I built my Baby Huey with a resistor in the tail as I didn't have all the parts for Gingertubes ccs. When the ccs was finally added it made imho a noticeable increase in the background detail. Of course it may only have straightened out some non-linear aspect of my personal frequency range - but what do I care!

:)
 
My opinion on LTP biasing is ccs usually is the best solution. On some circuits you don't want fully symmetric output, and in those cases it may be better with a simple resistor. For instance on totempole output following a PI you want one phase a little smaller than the other, and a resistor will be better than a CCS.
As it turns out, when the resistance of the tail goes over a certain value, a CCS really doesn't provide much benefit. I aint smart enough to figure it out in my head right now without looking up in the books first, but with a 6922 LTP a tail over 10kohm, or for petimeters say 20kohms, a CCS won't do much other than complicating your effort.
Of course, if you have limited voltage for the tail, a CCS is always the best way.
Just wanted to put my pennies in because it's not always lazyness or incompetence that lays behind the reasons for not using CCS.
 
http://www.diyaudio.com/forums/tube...-modern-mullard.html?highlight=modern+mullard

Would not change the LTP/CCS for anything in that design. It is a very musical/dynamic amp (Are those the words you are looking for?)


WoW :hypno2: , it took a while to read through all those postings.
VERY nice work. It shows how new parts enhance the vintage ones nicely.
Perhaps the EL34PP won't be my last amp after all... :D
Another aspect of building a nice amplifier is of course the mechanical details.
In your case they're superb! Nice and classy!
My EL will go on a laser cut steel-chassis painted into very deep hi-gloss red, almost black with hi-gloss black wooden side panels. Cover-shield for the transformers in steel painted into the same hi-gloss black. Tubes standing free.
Well, at least it's my INTENTION to have it like that and I know a lot of people in the right places to make it happen :D
It will also be nice to be able to document the working of the amplifier, but I just have basic tools like a scope, a generator and a dummy-load. So far no distortion-analyzer as they don't come cheap around here; working or not.

Rgds,

/tri-comp
 
Not to offend LTP fans but, sound quality wise how does it compare to another popular splitter the (concertina, cathodyne, split phase)? Sometimes called a Simplified Williamson. One member said he prefered it for more it's detailed sound. Maybe there are disadvantages that could be fixed with some sort of CCS?

A third type that seems to be liked is the Floating Paraphase. How too does it compare?
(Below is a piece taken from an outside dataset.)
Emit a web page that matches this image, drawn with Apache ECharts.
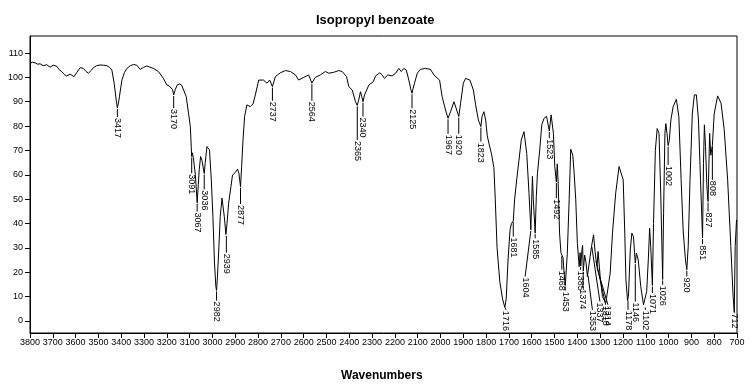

Both seem to be popular on low power amps.

Randy
 
A CCS is ideal, but no real CCS is actually ideal. A resistor is simpler and cheaper. Whether it is good enough depends on its value, and which valve you use. The aim is to get the common-mode gain as low as possible, when compared with the differential-mode gain. Diff-mode gain is a bit less than mu. Common-mode gain is about RL/(2Rk), and is likely to be somewhere in the region of 1 if a tail resistor is used, or 0.1(?) with a CCS. If you are happy with a few percent error (should be good enough - some people seem to deliberately design-in up to 10% error using other phase splitters), then you need mu bigger than around 30-40 for a resistor or 3-4 for CCS.

So if you want to use a resistor, use 12AT7 or 12AX7 as LTP. If you want to use 6SN7 or other low-mu triodes then you need a CCS, unless you like second-order distortion. 6DJ8 is right on the boundary: resistor OK, CCS slightly better.